━━━ Data for the task
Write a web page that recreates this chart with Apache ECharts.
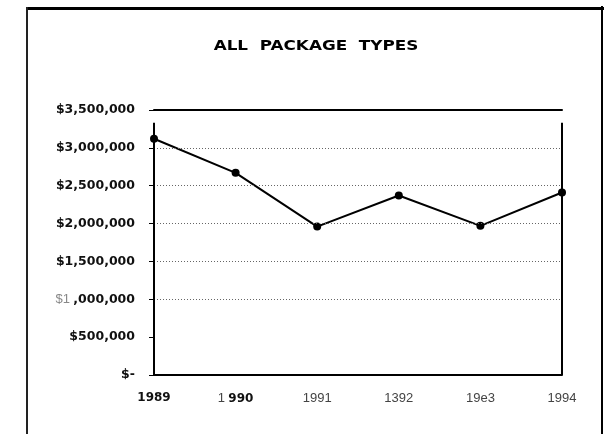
<!DOCTYPE html>
<html>
<head>
<meta charset="utf-8">
<script src="https://cdn.jsdelivr.net/npm/echarts@6/dist/echarts.min.js"></script>
<style>
  html, body { margin: 0; padding: 0; background: #fff; }
  #chart { width: 609px; height: 434px; }
</style>
</head>
<body>
<div id="chart"></div>
<script>
// ---- data ----
const titleText = 'ALL  PACKAGE  TYPES';
const categories = ['1989', '1 990', '1991', '1392', '19e3', '1994'];
const values = [3120000, 2670000, 1960000, 2370000, 1970000, 2410000];
const yTickLabels = ['$-', '$500,000', '$1 ,000,000', '$1,500,000', '$2,000,000', '$2,500,000', '$3,000,000', '$3,500,000'];
const gridValues = [1000000, 1500000, 2000000, 2500000, 3000000];
const yMax = 3500000;
const yStep = 500000;
const sideTop = 3330000;

const chart = echarts.init(document.getElementById('chart'), null, { renderer: 'canvas' });

function xLabel(v) {
  if (v === '1989') return '{b|' + v + '}';
  if (v === '1 990') return '{r|1} {b|990}';
  return '{r|' + v + '}';
}
function yLabel(v) {
  const t = yTickLabels[Math.round(v / yStep)];
  if (t === '$1 ,000,000') return '{g|$1} {b|,000,000}';
  return '{b|' + t + '}';
}

const markData = gridValues.map(v => ({
  yAxis: v,
  lineStyle: { type: [1, 2], color: '#666', width: 1 }
}));
markData.push([
  { coord: [0, 0], lineStyle: { type: 'solid', color: '#000', width: 2 } },
  { coord: [0, sideTop] }
]);
markData.push([
  { coord: [categories.length - 1, 0], lineStyle: { type: 'solid', color: '#000', width: 2 } },
  { coord: [categories.length - 1, sideTop] }
]);

const option = {
  backgroundColor: '#fff',
  animation: false,
  grid: { left: 154, right: 47, top: 110, bottom: 59, containLabel: false },
  graphic: [
    { type: 'line', shape: { x1: 26, y1: 8.5, x2: 604, y2: 8.5 }, style: { stroke: '#000', lineWidth: 3 } },
    { type: 'line', shape: { x1: 27, y1: 7, x2: 27, y2: 434 }, style: { stroke: '#222', lineWidth: 2 } },
    { type: 'line', shape: { x1: 602, y1: 6, x2: 602, y2: 434 }, style: { stroke: '#000', lineWidth: 2 } },
    {
      type: 'text', x: 316, y: 46, scaleX: 1.2,
      style: {
        text: titleText, font: 'bold 14px "DejaVu Sans", sans-serif',
        textAlign: 'center', textVerticalAlign: 'middle', fill: '#000'
      }
    }
  ],
  xAxis: [
    {
      type: 'category', data: categories, boundaryGap: false, position: 'bottom',
      axisLine: { show: true, lineStyle: { color: '#000', width: 2 } },
      axisTick: { show: false },
      splitLine: { show: false },
      axisLabel: {
        interval: 0, margin: 17, formatter: xLabel,
        rich: {
          b: { fontFamily: 'DejaVu Sans', fontWeight: 'bold', fontSize: 12, color: '#111' },
          r: { fontFamily: 'Liberation Sans', fontSize: 13, color: '#444' }
        }
      }
    },
    {
      type: 'category', data: categories, boundaryGap: false, position: 'top',
      axisLine: { show: true, lineStyle: { color: '#000', width: 2 } },
      axisTick: { show: false }, axisLabel: { show: false }, splitLine: { show: false }
    }
  ],
  yAxis: {
    type: 'value', min: 0, max: yMax, interval: yStep,
    axisLine: { show: false },
    axisTick: { show: true, length: 5, lineStyle: { color: '#000', width: 1 } },
    splitLine: { show: false },
    axisLabel: {
      margin: 19, formatter: yLabel,
      rich: {
        b: { fontFamily: 'DejaVu Sans', fontWeight: 'bold', fontSize: 12.5, color: '#111' },
        g: { fontFamily: 'Liberation Sans', fontSize: 13, color: '#888' }
      }
    }
  },
  series: [{
    type: 'line', data: values, xAxisIndex: 0,
    symbol: 'circle', symbolSize: 8,
    lineStyle: { color: '#000', width: 2 },
    itemStyle: { color: '#000' },
    markLine: {
      silent: true, symbol: ['none', 'none'], label: { show: false },
      data: markData
    }
  }]
};
chart.setOption(option);
</script>
</body>
</html>
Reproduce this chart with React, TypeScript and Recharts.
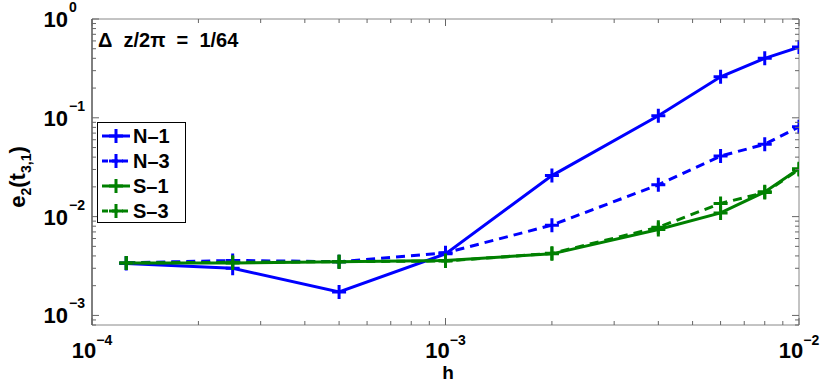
import { LineChart, Line, XAxis, YAxis } from "recharts";

const hValues = [1.25e-4, 2.5e-4, 5e-4, 1e-3, 2e-3, 4e-3, 6e-3, 8e-3, 1e-2];
const n1 = [3.35e-3, 3.0e-3, 1.73e-3, 4.2e-3, 2.6e-2, 0.105, 0.26, 0.4, 0.52];
const n3 = [3.4e-3, 3.6e-3, 3.5e-3, 4.3e-3, 8.2e-3, 2.1e-2, 4.1e-2, 5.4e-2, 8.1e-2];
const s1 = [3.4e-3, 3.4e-3, 3.5e-3, 3.6e-3, 4.2e-3, 7.4e-3, 1.09e-2, 1.78e-2, 3.05e-2];
const s3 = [3.4e-3, 3.45e-3, 3.5e-3, 3.55e-3, 4.25e-3, 7.8e-3, 1.36e-2, 1.75e-2, 3.0e-2];

const seriesNames = ["N\u20131", "N\u20133", "S\u20131", "S\u20133"];
const seriesKeys = ["n1", "n3", "s1", "s3"];
const seriesColors = ["#0000ff", "#0000ff", "#008000", "#008000"];
const seriesDashed = [false, true, false, true];

const xTicks = [
  1e-4, 2e-4, 3e-4, 4e-4, 5e-4, 6e-4, 7e-4, 8e-4, 9e-4,
  1e-3, 2e-3, 3e-3, 4e-3, 5e-3, 6e-3, 7e-3, 8e-3, 9e-3, 1e-2,
];
const yTicks = [
  8e-4, 9e-4,
  1e-3, 2e-3, 3e-3, 4e-3, 5e-3, 6e-3, 7e-3, 8e-3, 9e-3,
  1e-2, 2e-2, 3e-2, 4e-2, 5e-2, 6e-2, 7e-2, 8e-2, 9e-2,
  1e-1, 2e-1, 3e-1, 4e-1, 5e-1, 6e-1, 7e-1, 8e-1, 9e-1, 1,
];
const titleText = "\u0394  z/2\u03c0  =  1/64";

const data = hValues.map((h, i) => ({ h, n1: n1[i], n3: n3[i], s1: s1[i], s3: s3[i] }));

const FONT = "'Liberation Sans', Arial, sans-serif";
const TICK = "#666";

const expOf = (v: number) => Math.round(Math.log10(v));
const isMajor = (v: number) => Math.abs(Math.log10(v) - expOf(v)) < 1e-6;
const expText = (v: number) => {
  const e = expOf(v);
  return e < 0 ? "\u2212" + -e : String(e);
};

const BottomTick = ({ x, y, payload }: any) => {
  const v = payload.value;
  const major = isMajor(v);
  return (
    <g>
      <line x1={x} x2={x} y1={y} y2={y - (major ? 7 : 4)} stroke={TICK} />
      {major && (
        <text x={x} y={y + 33} textAnchor="middle" fontFamily={FONT} fontWeight="bold" fontSize={22} fill="#000">
          10<tspan dy={-13} fontSize={14}>{expText(v)}</tspan>
        </text>
      )}
    </g>
  );
};

const TopTick = ({ x, y, payload }: any) => {
  const major = isMajor(payload.value);
  return <line x1={x} x2={x} y1={y} y2={y + (major ? 7 : 4)} stroke={TICK} />;
};

const LeftTick = ({ x, y, payload }: any) => {
  const v = payload.value;
  const major = isMajor(v);
  return (
    <g>
      <line x1={x} x2={x + (major ? 7 : 4)} y1={y} y2={y} stroke={TICK} />
      {major && (
        <g fontFamily={FONT} fontWeight="bold" fill="#000">
          <text x={x - 24} y={y + 8} textAnchor="end" fontSize={22}>10</text>
          <text x={x - 23} y={y - 7} fontSize={14}>{expText(v)}</text>
        </g>
      )}
    </g>
  );
};

const RightTick = ({ x, y, payload }: any) => {
  const major = isMajor(payload.value);
  return <line x1={x} x2={x - (major ? 7 : 4)} y1={y} y2={y} stroke={TICK} />;
};

const plusPath = (cx: number, cy: number, r: number) =>
  `M${cx - r},${cy}L${cx + r},${cy}M${cx},${cy - r}L${cx},${cy + r}`;

const makeDot = (color: string) => (props: any) => {
  const { cx, cy, index } = props;
  if (cx == null || cy == null) return <g key={index} />;
  return <path key={index} d={plusPath(cx, cy, 7)} stroke={color} strokeWidth={3} fill="none" />;
};

export default function App() {
  return (
    <div style={{ position: "relative", width: 830, height: 383 }}>
      <style>{"body{margin:0}"}</style>
      <LineChart width={830} height={383} data={data} margin={{ top: 18, right: 30, bottom: 0, left: 0 }}>
        <XAxis
          xAxisId="b"
          dataKey="h"
          type="number"
          scale="log"
          domain={[1e-4, 1e-2]}
          allowDataOverflow
          ticks={xTicks}
          interval={0}
          height={58}
          tickSize={0}
          tickMargin={0}
          tickLine={false}
          axisLine={{ stroke: "#888" }}
          tick={<BottomTick />}
        />
        <XAxis
          xAxisId="t"
          orientation="top"
          dataKey="h"
          type="number"
          scale="log"
          domain={[1e-4, 1e-2]}
          allowDataOverflow
          ticks={xTicks}
          interval={0}
          height={1}
          tickSize={0}
          tickMargin={0}
          tickLine={false}
          axisLine={{ stroke: "#888" }}
          tick={<TopTick />}
        />
        <YAxis
          yAxisId="l"
          type="number"
          scale="log"
          domain={[8e-4, 1]}
          allowDataOverflow
          ticks={yTicks}
          interval={0}
          width={92}
          tickSize={0}
          tickMargin={0}
          tickLine={false}
          axisLine={{ stroke: "#000" }}
          tick={<LeftTick />}
        />
        <YAxis
          yAxisId="r"
          orientation="right"
          type="number"
          scale="log"
          domain={[8e-4, 1]}
          allowDataOverflow
          ticks={yTicks}
          interval={0}
          width={1}
          tickSize={0}
          tickMargin={0}
          tickLine={false}
          axisLine={{ stroke: "#888" }}
          tick={<RightTick />}
        />
        {seriesKeys.map((k, i) => (
          <Line
            key={k}
            xAxisId="b"
            yAxisId="l"
            type="linear"
            dataKey={k}
            stroke={seriesColors[i]}
            strokeWidth={3}
            strokeDasharray={seriesDashed[i] ? "9 6" : undefined}
            dot={makeDot(seriesColors[i])}
            activeDot={false}
            isAnimationActive={false}
          />
        ))}
      </LineChart>
      <svg
        width={830}
        height={383}
        style={{ position: "absolute", left: 0, top: 0, pointerEvents: "none" }}
        fontFamily={FONT}
        fontWeight="bold"
      >
        <text x={98} y={47} fontSize={20} fill="#000" style={{ whiteSpace: "pre" }}>
          {titleText}
        </text>
        <text x={448} y={379} fontSize={19} textAnchor="middle" fill="#000">h</text>
        <text transform="translate(25,177) rotate(-90)" textAnchor="middle" fontSize={22} fill="#000">
          e<tspan dy={6} fontSize={14}>2</tspan>
          <tspan dy={-6}>(t</tspan>
          <tspan dy={6} fontSize={14}>3,1</tspan>
          <tspan dy={-6}>)</tspan>
        </text>
        <rect x={97.5} y={122.5} width={88} height={100} fill="#fff" stroke="#000" strokeWidth={1} />
        {seriesNames.map((name, i) => {
          const cy = 136 + 25 * i;
          return (
            <g key={name}>
              <line
                x1={102}
                x2={130}
                y1={cy}
                y2={cy}
                stroke={seriesColors[i]}
                strokeWidth={3}
                strokeDasharray={seriesDashed[i] ? "6 4" : undefined}
              />
              <path d={plusPath(116, cy, 7)} stroke={seriesColors[i]} strokeWidth={3} fill="none" />
              <text x={133} y={cy + 7} fontSize={20} fill="#000">{name}</text>
            </g>
          );
        })}
      </svg>
    </div>
  );
}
━━━━━━
## Aim of the task
Quote the records above exactly, from the first line through the line containing "const sideTop = 3330000;", and leave out the pictures.

## Completed exercise
Write a web page that recreates this chart with Apache ECharts.
<!DOCTYPE html>
<html>
<head>
<meta charset="utf-8">
<script src="https://cdn.jsdelivr.net/npm/echarts@6/dist/echarts.min.js"></script>
<style>
  html, body { margin: 0; padding: 0; background: #fff; }
  #chart { width: 609px; height: 434px; }
</style>
</head>
<body>
<div id="chart"></div>
<script>
// ---- data ----
const titleText = 'ALL  PACKAGE  TYPES';
const categories = ['1989', '1 990', '1991', '1392', '19e3', '1994'];
const values = [3120000, 2670000, 1960000, 2370000, 1970000, 2410000];
const yTickLabels = ['$-', '$500,000', '$1 ,000,000', '$1,500,000', '$2,000,000', '$2,500,000', '$3,000,000', '$3,500,000'];
const gridValues = [1000000, 1500000, 2000000, 2500000, 3000000];
const yMax = 3500000;
const yStep = 500000;
const sideTop = 3330000;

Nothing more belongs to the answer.